Provided information.
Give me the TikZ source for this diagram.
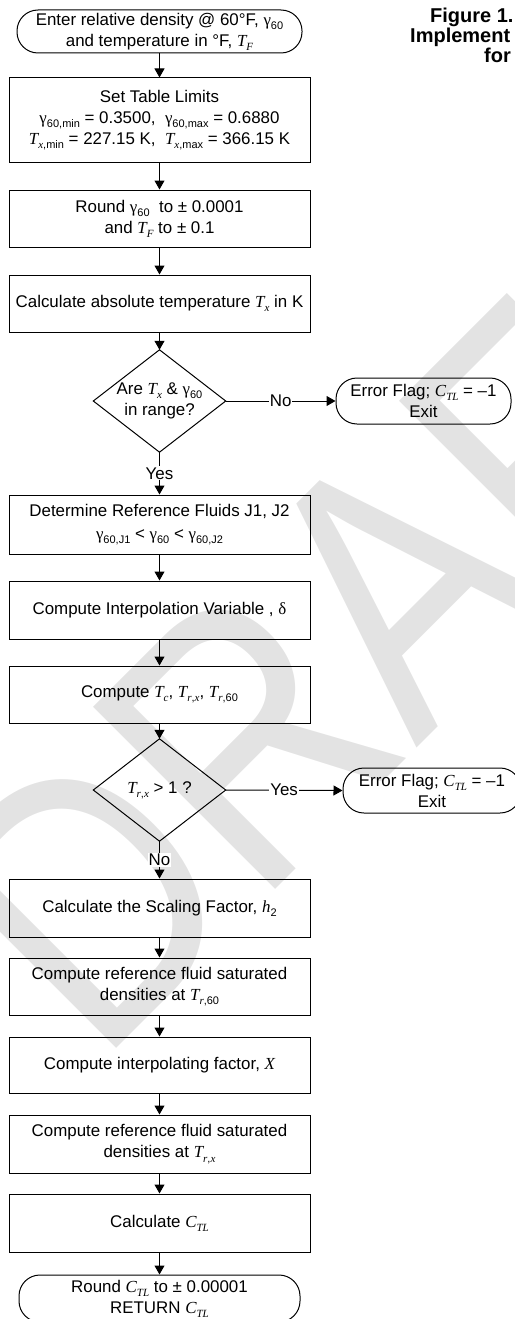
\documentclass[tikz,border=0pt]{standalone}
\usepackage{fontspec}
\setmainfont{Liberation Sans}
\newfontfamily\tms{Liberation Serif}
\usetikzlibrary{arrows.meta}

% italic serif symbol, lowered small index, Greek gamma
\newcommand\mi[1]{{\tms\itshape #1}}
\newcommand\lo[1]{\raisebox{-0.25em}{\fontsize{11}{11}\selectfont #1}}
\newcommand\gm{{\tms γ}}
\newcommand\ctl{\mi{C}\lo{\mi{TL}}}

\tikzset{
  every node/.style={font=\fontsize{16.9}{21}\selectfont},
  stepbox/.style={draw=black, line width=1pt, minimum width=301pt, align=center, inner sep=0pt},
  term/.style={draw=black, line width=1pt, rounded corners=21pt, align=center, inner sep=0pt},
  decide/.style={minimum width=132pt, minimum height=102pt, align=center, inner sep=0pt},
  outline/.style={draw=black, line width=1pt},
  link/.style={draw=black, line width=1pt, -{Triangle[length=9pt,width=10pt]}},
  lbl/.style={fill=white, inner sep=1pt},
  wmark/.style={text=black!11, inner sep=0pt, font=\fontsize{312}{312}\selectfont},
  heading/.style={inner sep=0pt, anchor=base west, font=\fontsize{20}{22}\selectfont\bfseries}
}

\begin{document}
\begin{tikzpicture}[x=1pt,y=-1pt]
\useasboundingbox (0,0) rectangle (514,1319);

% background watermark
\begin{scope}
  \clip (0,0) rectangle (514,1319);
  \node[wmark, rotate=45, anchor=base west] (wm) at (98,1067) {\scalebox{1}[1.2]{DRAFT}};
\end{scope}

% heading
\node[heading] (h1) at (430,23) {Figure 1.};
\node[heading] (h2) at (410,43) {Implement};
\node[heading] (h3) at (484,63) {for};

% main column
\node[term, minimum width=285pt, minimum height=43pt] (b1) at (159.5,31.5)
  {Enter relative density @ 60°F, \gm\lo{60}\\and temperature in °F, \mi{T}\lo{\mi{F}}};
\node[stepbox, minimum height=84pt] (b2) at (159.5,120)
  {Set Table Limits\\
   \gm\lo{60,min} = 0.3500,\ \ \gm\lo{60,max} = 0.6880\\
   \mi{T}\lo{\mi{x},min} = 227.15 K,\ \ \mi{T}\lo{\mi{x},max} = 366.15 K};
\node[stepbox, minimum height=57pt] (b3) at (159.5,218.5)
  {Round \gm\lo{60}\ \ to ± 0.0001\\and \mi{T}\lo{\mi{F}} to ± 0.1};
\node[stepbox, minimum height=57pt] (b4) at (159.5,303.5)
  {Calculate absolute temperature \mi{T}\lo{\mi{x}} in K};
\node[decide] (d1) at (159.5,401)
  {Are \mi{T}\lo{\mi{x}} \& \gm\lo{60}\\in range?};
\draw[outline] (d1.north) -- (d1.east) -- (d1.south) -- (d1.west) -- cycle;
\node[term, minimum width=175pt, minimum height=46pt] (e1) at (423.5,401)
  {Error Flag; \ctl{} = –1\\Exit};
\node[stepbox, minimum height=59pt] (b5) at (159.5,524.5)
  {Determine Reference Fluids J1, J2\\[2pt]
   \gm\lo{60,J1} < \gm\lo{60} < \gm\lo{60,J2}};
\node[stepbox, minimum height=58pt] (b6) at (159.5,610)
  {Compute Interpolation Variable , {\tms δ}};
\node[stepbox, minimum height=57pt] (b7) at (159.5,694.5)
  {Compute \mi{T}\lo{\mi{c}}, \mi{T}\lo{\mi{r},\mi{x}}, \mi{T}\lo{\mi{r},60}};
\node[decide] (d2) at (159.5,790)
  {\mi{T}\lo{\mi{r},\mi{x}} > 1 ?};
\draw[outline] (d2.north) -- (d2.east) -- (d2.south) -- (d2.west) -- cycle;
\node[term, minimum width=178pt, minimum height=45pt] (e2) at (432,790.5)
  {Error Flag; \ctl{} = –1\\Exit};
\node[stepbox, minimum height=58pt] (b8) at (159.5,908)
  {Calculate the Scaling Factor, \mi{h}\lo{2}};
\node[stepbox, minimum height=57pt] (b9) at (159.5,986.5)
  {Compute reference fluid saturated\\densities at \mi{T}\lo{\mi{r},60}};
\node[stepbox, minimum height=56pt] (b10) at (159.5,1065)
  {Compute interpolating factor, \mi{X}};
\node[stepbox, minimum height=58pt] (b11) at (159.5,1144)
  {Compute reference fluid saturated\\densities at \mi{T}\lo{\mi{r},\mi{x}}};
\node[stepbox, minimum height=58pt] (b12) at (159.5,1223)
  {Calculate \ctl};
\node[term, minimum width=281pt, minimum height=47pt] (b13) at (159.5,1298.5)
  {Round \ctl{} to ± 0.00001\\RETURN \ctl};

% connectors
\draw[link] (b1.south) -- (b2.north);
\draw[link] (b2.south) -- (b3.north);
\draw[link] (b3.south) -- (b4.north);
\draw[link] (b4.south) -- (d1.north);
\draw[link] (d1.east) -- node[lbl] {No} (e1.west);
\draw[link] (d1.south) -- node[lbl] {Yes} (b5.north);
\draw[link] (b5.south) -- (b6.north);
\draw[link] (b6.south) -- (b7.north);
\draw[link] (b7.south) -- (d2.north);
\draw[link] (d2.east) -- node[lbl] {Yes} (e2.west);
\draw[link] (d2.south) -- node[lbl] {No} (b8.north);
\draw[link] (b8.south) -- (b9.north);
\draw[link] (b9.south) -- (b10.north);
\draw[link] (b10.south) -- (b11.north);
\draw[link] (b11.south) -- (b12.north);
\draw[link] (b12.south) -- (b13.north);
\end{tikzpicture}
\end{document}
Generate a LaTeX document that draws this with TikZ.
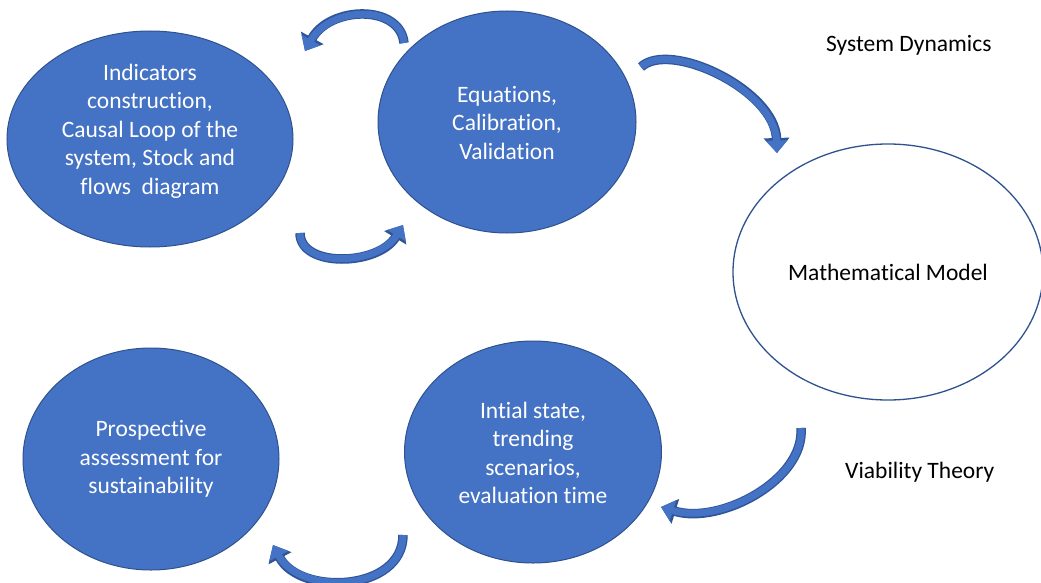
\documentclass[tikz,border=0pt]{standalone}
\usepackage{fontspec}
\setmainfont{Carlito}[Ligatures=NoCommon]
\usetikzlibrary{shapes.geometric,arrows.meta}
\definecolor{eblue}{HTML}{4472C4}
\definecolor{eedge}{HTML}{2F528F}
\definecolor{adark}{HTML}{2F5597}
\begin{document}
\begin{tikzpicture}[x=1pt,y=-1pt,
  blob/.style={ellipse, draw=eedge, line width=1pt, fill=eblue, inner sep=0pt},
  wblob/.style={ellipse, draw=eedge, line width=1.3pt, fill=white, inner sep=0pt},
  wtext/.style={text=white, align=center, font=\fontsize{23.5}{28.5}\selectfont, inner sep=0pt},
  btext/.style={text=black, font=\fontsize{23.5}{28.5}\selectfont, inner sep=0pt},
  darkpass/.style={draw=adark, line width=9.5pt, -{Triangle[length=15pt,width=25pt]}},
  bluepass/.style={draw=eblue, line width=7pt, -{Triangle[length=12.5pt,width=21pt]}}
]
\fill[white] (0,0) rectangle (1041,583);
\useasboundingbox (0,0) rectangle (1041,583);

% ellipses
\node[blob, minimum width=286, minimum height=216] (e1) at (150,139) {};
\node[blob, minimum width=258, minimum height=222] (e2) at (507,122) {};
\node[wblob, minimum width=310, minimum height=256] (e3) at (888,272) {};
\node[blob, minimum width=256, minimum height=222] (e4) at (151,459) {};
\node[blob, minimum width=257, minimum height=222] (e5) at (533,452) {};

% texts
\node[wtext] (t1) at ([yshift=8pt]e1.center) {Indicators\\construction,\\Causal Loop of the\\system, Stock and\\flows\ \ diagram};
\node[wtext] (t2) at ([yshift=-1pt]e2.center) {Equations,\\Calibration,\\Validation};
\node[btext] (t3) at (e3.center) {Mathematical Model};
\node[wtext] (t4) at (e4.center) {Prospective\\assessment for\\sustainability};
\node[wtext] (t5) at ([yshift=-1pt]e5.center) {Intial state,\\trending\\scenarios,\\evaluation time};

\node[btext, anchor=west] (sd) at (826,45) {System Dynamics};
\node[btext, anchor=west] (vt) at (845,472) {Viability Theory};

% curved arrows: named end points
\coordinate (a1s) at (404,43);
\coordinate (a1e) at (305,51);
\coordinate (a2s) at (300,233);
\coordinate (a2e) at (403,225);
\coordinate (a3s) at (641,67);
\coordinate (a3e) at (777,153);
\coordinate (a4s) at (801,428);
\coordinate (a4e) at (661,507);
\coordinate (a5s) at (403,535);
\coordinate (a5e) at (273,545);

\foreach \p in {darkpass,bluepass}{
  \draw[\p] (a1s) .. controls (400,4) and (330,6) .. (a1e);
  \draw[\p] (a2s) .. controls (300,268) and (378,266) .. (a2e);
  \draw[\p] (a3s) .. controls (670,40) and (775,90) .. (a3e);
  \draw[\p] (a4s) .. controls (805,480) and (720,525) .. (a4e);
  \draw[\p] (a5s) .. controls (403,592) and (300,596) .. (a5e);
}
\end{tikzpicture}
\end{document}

Problem requirements. Every line above that contains the word "this" should be reported.

Answer.
Give me the TikZ source for this diagram.
Generate a LaTeX document that draws this with TikZ.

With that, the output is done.